Bekommert “de politiek” zich wel om “de bureaucratie”? Max Weber was ambivalent over de bureaucratie. Voor de modernisering van de samenleving was de bureaucratie belangrijk, maar de ambtenaren noemde hij minachtend “Ordnungsmenschen”. De vrijheid liep in zijn ogen een groot risico door ‘de ijzeren kooi’ van anonieme machten en instituties. Een ‘Diktatur des Beambten’ dreigt, meende hij in 1918. Het moet de neoliberalen als moderne taal in de oren klinken.

Hoe is die verhouding tussen politiek en bureaucratie? Is er echt een ‘disconnect’, zoals Roel Bekker meent? Voor een kader moet ik even terug naar de fundamenten, die Niklas Luhmann beschrijft. Hij ziet twee dimensies: “boven en onder” en “doel en middel”.

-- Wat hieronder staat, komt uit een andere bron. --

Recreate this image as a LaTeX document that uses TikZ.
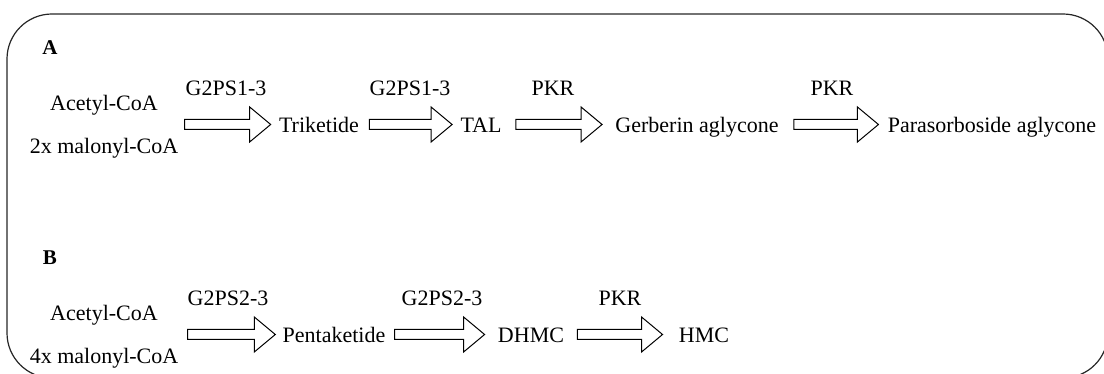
\documentclass[tikz,border=0pt]{standalone}
\usepackage{fontspec}
\setmainfont{Liberation Serif}
\usetikzlibrary{calc}

\newcommand{\blockarrow}[2]{%
  \draw[blockline] let \p1=(#1), \p2=(#2) in
    (\x1,{\y2+2.5pt}) -- ({\x2-10.5pt},{\y2+2.5pt}) -- ({\x2-10.5pt},{\y2+8.75pt}) -- (\x2,\y2)
    -- ({\x2-10.5pt},{\y2-8.75pt}) -- ({\x2-10.5pt},{\y2-2.5pt}) -- (\x1,{\y2-2.5pt}) -- cycle;}

\begin{document}
\begin{tikzpicture}[
  x=0.5pt,
  y=0.5pt,
  chem/.style={inner sep=0pt, text height=8.5pt, text depth=0pt, font=\fontsize{11}{13}\selectfont},
  substrate/.style={inner sep=0pt, align=center, font=\fontsize{11}{21.5}\selectfont},
  enzyme/.style={inner sep=0pt, font=\fontsize{11}{13}\selectfont},
  panel/.style={inner sep=0pt, font=\fontsize{10.5}{12}\selectfont\bfseries},
  frame/.style={draw=black!85, line width=0.6pt, rounded corners=22.5pt},
  blockline/.style={draw=black, line width=0.5pt, fill=white, line join=miter}
]
\useasboundingbox (0,0) rectangle (1104,374);
\begin{scope}
  \clip (0,0) rectangle (1104,374);
  \draw[frame] (7,360) rectangle (1108,-4);
\end{scope}

\node[panel] (labA) at (50,326) {A};
\node[substrate] (subA) at (104,247.6) {Acetyl-CoA\\2x malonyl-CoA};
\node[chem] (tri) at (319,249.5) {Triketide};
\node[chem] (tal) at (481,249.5) {TAL};
\node[chem] (gerb) at (697,249.5) {Gerberin aglycone};
\node[chem] (para) at (992,249.5) {Parasorboside aglycone};

\node[enzyme] (enzA1) at (226,286) {G2PS1-3};
\node[enzyme] (enzA2) at (410,286) {G2PS1-3};
\node[enzyme] (enzA3) at (553,286) {PKR};
\node[enzyme] (enzA4) at (832,286) {PKR};

\blockarrow{$(subA.east)+(6,0)$}{$(tri.west)+(-8,0)$}
\blockarrow{$(tri.east)+(10,0)$}{$(tal.west)+(-8,0)$}
\blockarrow{$(tal.east)+(14,0)$}{$(gerb.west)+(-13,0)$}
\blockarrow{$(gerb.east)+(15,0)$}{$(para.west)+(-9,0)$}

\node[panel] (labB) at (50,116) {B};
\node[substrate] (subB) at (104,37.6) {Acetyl-CoA\\4x malonyl-CoA};
\node[chem] (pent) at (334,39.5) {Pentaketide};
\node[chem] (dhmc) at (531,39.5) {DHMC};
\node[chem] (hmc) at (704,39.5) {HMC};

\node[enzyme] (enzB1) at (228,76) {G2PS2-3};
\node[enzyme] (enzB2) at (442,76) {G2PS2-3};
\node[enzyme] (enzB3) at (620,76) {PKR};

\blockarrow{$(subB.east)+(9,0)$}{$(pent.west)+(-7,0)$}
\blockarrow{$(pent.east)+(9,0)$}{$(dhmc.west)+(-13,0)$}
\blockarrow{$(dhmc.east)+(13,0)$}{$(hmc.west)+(-16,0)$}
\end{tikzpicture}
\end{document}
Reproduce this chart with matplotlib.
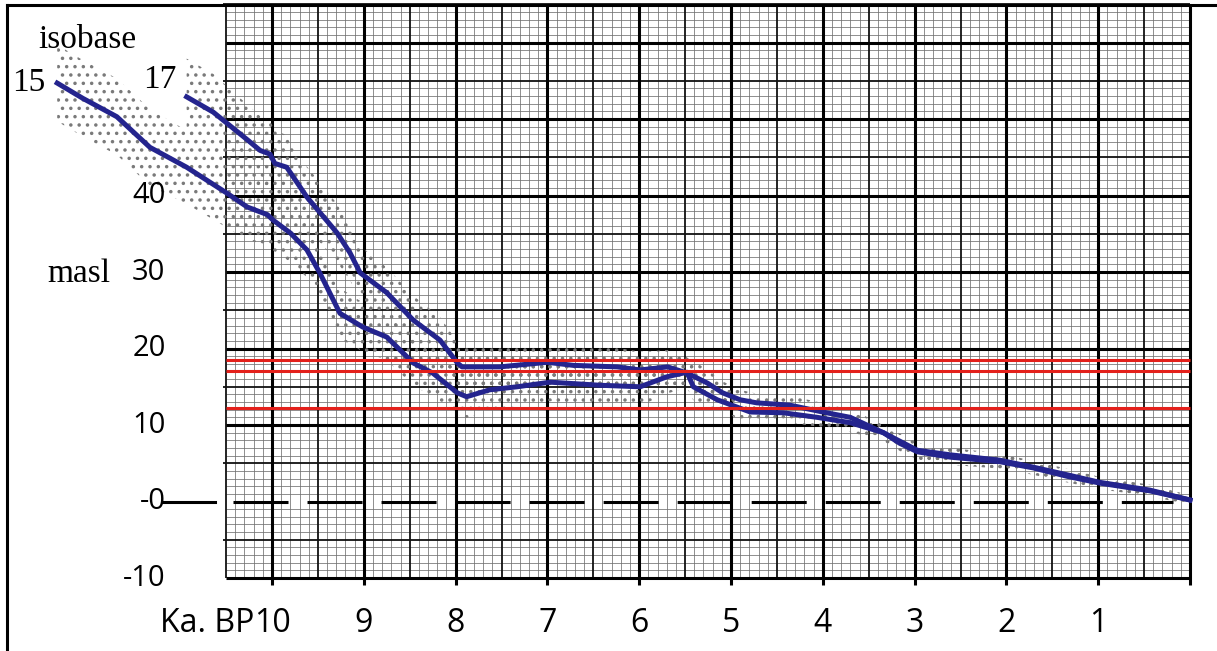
import numpy as np
import matplotlib
matplotlib.use("Agg")
import matplotlib.pyplot as plt
from matplotlib.lines import Line2D

plt.rcParams['lines.scale_dashes'] = False
plt.rcParams['hatch.linewidth'] = 1.3

# ==========================
# data (ka BP, metres above sea level)
# ==========================
age_15 = [12.34, 12.06, 11.69, 11.33, 10.93, 10.49, 10.27, 10.05, 9.99, 9.80,
          9.62, 9.48, 9.26, 9.01, 8.75, 8.46, 8.25, 7.98, 7.88, 7.63,
          7.33, 6.97, 6.43, 5.99, 5.70, 5.48, 5.41, 5.15, 4.79, 4.43,
          4.06, 3.70, 3.34, 3.16, 2.97, 2.61, 2.07, 1.71, 1.34, 0.98,
          0.44, 0.0]
masl_15 = [54.7, 52.7, 50.3, 46.3, 43.7, 40.3, 38.5, 37.5, 36.8, 35.1,
           32.9, 29.9, 24.6, 22.8, 21.5, 18.1, 16.8, 14.2, 13.7, 14.6,
           15.0, 15.6, 15.2, 15.0, 16.3, 16.9, 15.0, 13.3, 11.7, 11.6,
           11.0, 10.3, 9.0, 7.6, 6.5, 5.8, 5.2, 4.4, 3.3, 2.4,
           1.4, 0.2]
err_15 = [5.0, 5.0, 5.0, 5.0, 4.8, 4.5, 4.3, 4.0, 4.0, 3.8,
          3.6, 3.5, 3.3, 3.2, 3.0, 3.0, 3.0, 2.8, 2.8, 2.6,
          2.5, 2.5, 2.5, 2.5, 2.2, 2.0, 1.8, 1.5, 1.3, 1.2,
          1.2, 1.2, 1.1, 1.0, 1.0, 1.0, 0.9, 0.9, 0.8, 0.8,
          0.7, 0.6]

age_17 = [10.93, 10.64, 10.27, 10.13, 10.02, 9.97, 9.84, 9.62, 9.29, 9.15,
          9.04, 8.75, 8.46, 8.17, 7.98, 7.93, 7.52, 7.00, 6.72, 6.24,
          5.99, 5.69, 5.48, 5.26, 5.09, 4.90, 4.72, 4.36, 4.00, 3.70,
          3.34, 2.97, 2.61, 2.07, 1.71, 1.34, 0.98, 0.44, 0.0]
masl_17 = [52.9, 50.9, 47.3, 45.9, 45.4, 44.2, 43.7, 39.8, 35.1, 32.5,
           29.9, 27.3, 23.7, 21.1, 18.1, 17.6, 17.6, 18.2, 17.8, 17.6,
           17.2, 17.6, 16.8, 15.5, 14.2, 13.3, 12.9, 12.6, 11.7, 11.0,
           9.0, 6.7, 6.1, 5.4, 4.5, 3.5, 2.5, 1.5, 0.2]
err_17 = [5.0, 5.0, 4.6, 4.5, 4.4, 4.3, 4.2, 4.0, 3.8, 3.6,
          3.5, 3.3, 3.2, 3.0, 2.8, 2.6, 2.5, 2.5, 2.5, 2.5,
          2.4, 2.2, 2.0, 1.8, 1.5, 1.3, 1.2, 1.2, 1.2, 1.1,
          1.0, 1.0, 0.9, 0.9, 0.8, 0.8, 0.7, 0.7, 0.6]

red_levels = [18.5, 17.1, 12.2]

x_ticks = [10, 9, 8, 7, 6, 5, 4, 3, 2, 1]
y_ticks = [40, 30, 20, 10, 0, -10]
y_labels = ['40', '30', '20', '10', '-0', '-10']

# ==========================
# figure
# ==========================
fig = plt.figure(figsize=(12.17, 6.51), dpi=100)
ax = fig.add_axes([0, 0, 1, 1])
ax.set_xlim(12.963, -0.294)
ax.set_ylim(-19.54, 65.56)
ax.axis('off')

sans = 'Open Sans'
serif = 'Liberation Serif'

# graph paper: 0.1 ka x 1 m cells, heavier every 0.5 ka / 5 m and 1 ka / 10 m
# (the 0 m line is left out: the dashed zero level sits there)
gx_min, gx_max = 0.0, 10.5
gy_min, gy_max = -10, 65
minor_x = [k / 10 for k in range(0, 106) if k % 5 != 0]
mid_x = [k / 10 for k in range(0, 106) if k % 5 == 0 and k % 10 != 0]
major_x = [k / 10 for k in range(0, 106) if k % 10 == 0]
minor_y = [m for m in range(gy_min, gy_max + 1) if m % 5 != 0]
mid_y = [m for m in range(gy_min, gy_max + 1) if m % 5 == 0 and m % 10 != 0]
major_y = [m for m in range(gy_min, gy_max + 1) if m % 10 == 0 and m != 0]

ax.vlines(minor_x, gy_min, gy_max, color='#707070', lw=0.55, zorder=1)
ax.hlines(minor_y, gx_min, gx_max, color='#707070', lw=0.55, zorder=1)
ax.vlines(mid_x, gy_min, gy_max, color='#111111', lw=1.3, zorder=1.2)
ax.hlines(mid_y, gx_min, gx_max + 0.03, color='#111111', lw=1.3, zorder=1.2)
ax.vlines(major_x, gy_min - 0.9, gy_max, color='black', lw=2.2, zorder=1.4)
ax.hlines(major_y, gx_min, gx_max, color='black', lw=2.2, zorder=1.4)

# uncertainty bands (dotted)
for age, masl, err in [(age_15, masl_15, err_15), (age_17, masl_17, err_17)]:
    a = np.array(age)
    m = np.array(masl)
    e = np.array(err)
    ax.fill_between(a, m - e, m + e, facecolor='none', edgecolor='#7a7a7a',
                    hatch='..', linewidth=0, zorder=2)

# isobase curves
ax.plot(age_15, masl_15, color='#24248e', lw=3.6, solid_joinstyle='round', zorder=3)
ax.plot(age_17, masl_17, color='#24248e', lw=3.6, solid_joinstyle='round', zorder=3)

# red shoreline levels
ax.hlines(red_levels, gx_min, gx_max, color='#e3201b', lw=2.2, zorder=4)

# zero level
ax.plot([11.19, 10.62], [0, 0], color='black', lw=2.2, zorder=4)
ax.plot([10.42, 0.185], [0, 0], color='black', lw=2.2, dashes=(39.6, 13.7),
        dash_capstyle='butt', zorder=4)

# axis labels
for v, lab in zip(y_ticks, y_labels):
    ax.text(11.16, v, lab, ha='right', va='center', fontsize=21, family=sans)
for v in x_ticks:
    ax.text(v, -15.9, str(v), ha='center', va='center', fontsize=23, family=sans)
ax.text(10.196, -15.9, 'Ka. BP', ha='right', va='center', fontsize=23, family=sans)

ax.text(12.45, 28.7, 'masl', ha='left', va='baseline', fontsize=24, family=serif)
ax.text(12.549, 59.3, 'isobase', ha='left', va='baseline', fontsize=24, family=serif)
ax.text(12.832, 53.7, '15', ha='left', va='baseline', fontsize=24, family=serif)
ax.text(11.405, 54.05, '17', ha='left', va='baseline', fontsize=24, family=serif)

# outer frame (left and top)
fx = 7 / 1217
fy = 1 - 5 / 651
fig.add_artist(Line2D([fx, fx], [0, fy], color='black', lw=2.2, transform=fig.transFigure))
fig.add_artist(Line2D([fx, 1], [fy, fy], color='black', lw=2.2, transform=fig.transFigure))

fig.savefig('out.png', dpi=100, facecolor='white')
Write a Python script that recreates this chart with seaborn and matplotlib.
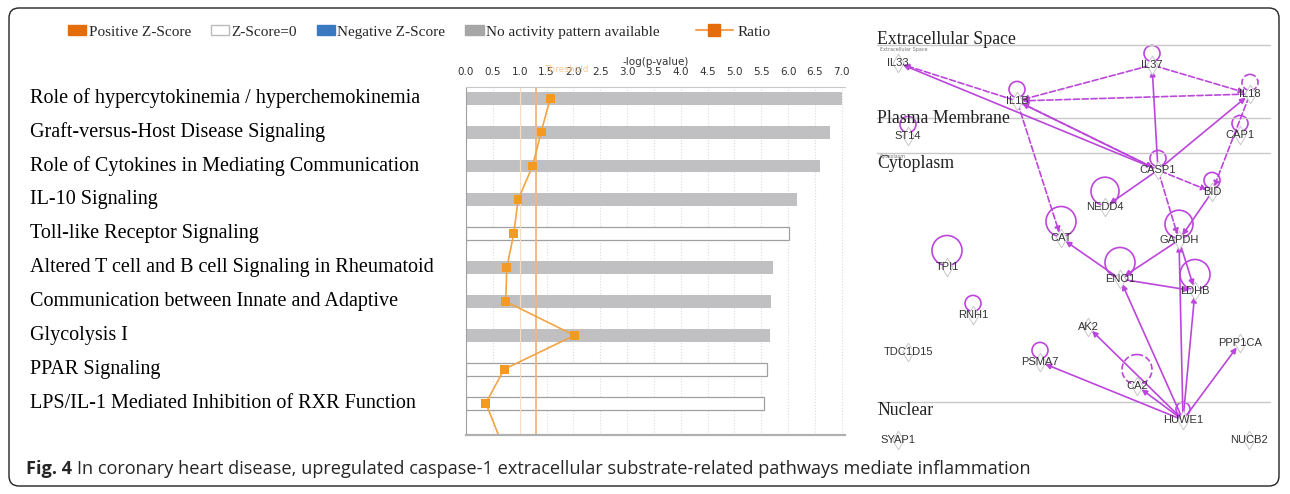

Het politieke primaat betekent dat ‘boven’ de doelen bepaalt, ‘onder’ de middelen. De verhouding tussen politiek en bestuur is te begrijpen als hiërarchisch, de verhouding tussen doelen en middelen als rationeel en causaal. Maar deugt dat?

De politieke bestuurder heeft het primaat, maar wat betekent dat? Er moet evenwicht zijn: de ambtelijke top moet terug praten, het ambachtelijk inzicht over de aanwending van de middelen moet mee wegen. De politicus is de baas, de ambtenaar gehoorzaamt. Schuilen achter zijn baas kan hij echter niet: in onze beroepsethiek past geen “Befehl ist Befehl”.

Na het aftreden van Menno Snel had minister Hoekstra maar weinig bedenktijd nodig. Er kwamen twee staatssecretarissen terug, de Belastingdienst werd organisatorisch gesplitst. Ik dacht: Hoekstra is timmerman, maar heeft alleen een hamer, dus hij ziet overal spijkers. Maar zijn behoefte als krachtdadig bestuurder over te komen, snap ik.

Voor wie bestaat de bureaucratie eigenlijk? Ik leerde dat de bureaucratie de politieke baas uit de politieke problemen behoort te houden. Klopt dat? Je kunt ook verdedigen dat de uitvoerders de samenleving dienen. Dan kan de minister niet bepalen welke informatie zijn controleurs (het Parlement) mogen ontvangen. Dat zou dan de bevoegdheid voor een SG worden, de hoogste ambtenaar.

Hier zien we een nieuw probleem. De SG is een niet inhoudelijk manager, die door de Algemene Bestuursdienst regelmatig op een andere plek wordt gezet. Maar een inhoudelijke relatie tussen politiek en bureaucratie kan dan niet worden verwacht. Van de SG verhoren kwam ik ook niet erg onder de indruk. De SG zou “kwaliteitsmanager” moeten zijn, de verbinding tussen de politieke top en de uitvoering.

Samenvattend

  • Er is inderdaad een probleem tussen de politieke sturing en de ambtelijke rationaliteit.
  • De ambtelijke werkvloer verschraalt: te weinig mensen voor de menselijke maat, te weinig middelen voor kwaliteit van de uitvoering.
  • Er is een staatsrechtelijk probleem: de ambtelijke organisatie heeft een eigen rol en daarbij hoort een eigen verantwoording.
  • Sommige dingen zijn snel op te lossen: de oekaze van Kok (geen direct contact tussen parlementsleden en ambtenaren) kan worden ingetrokken, de informatiestroom naar de Kamer kan worden verbeterd.
  • Sommige dingen zijn lastig: niet een organisatieverandering of inspectie levert een betere Belastingdienst op, maar kwaliteitsadviseurs op de werkvloer.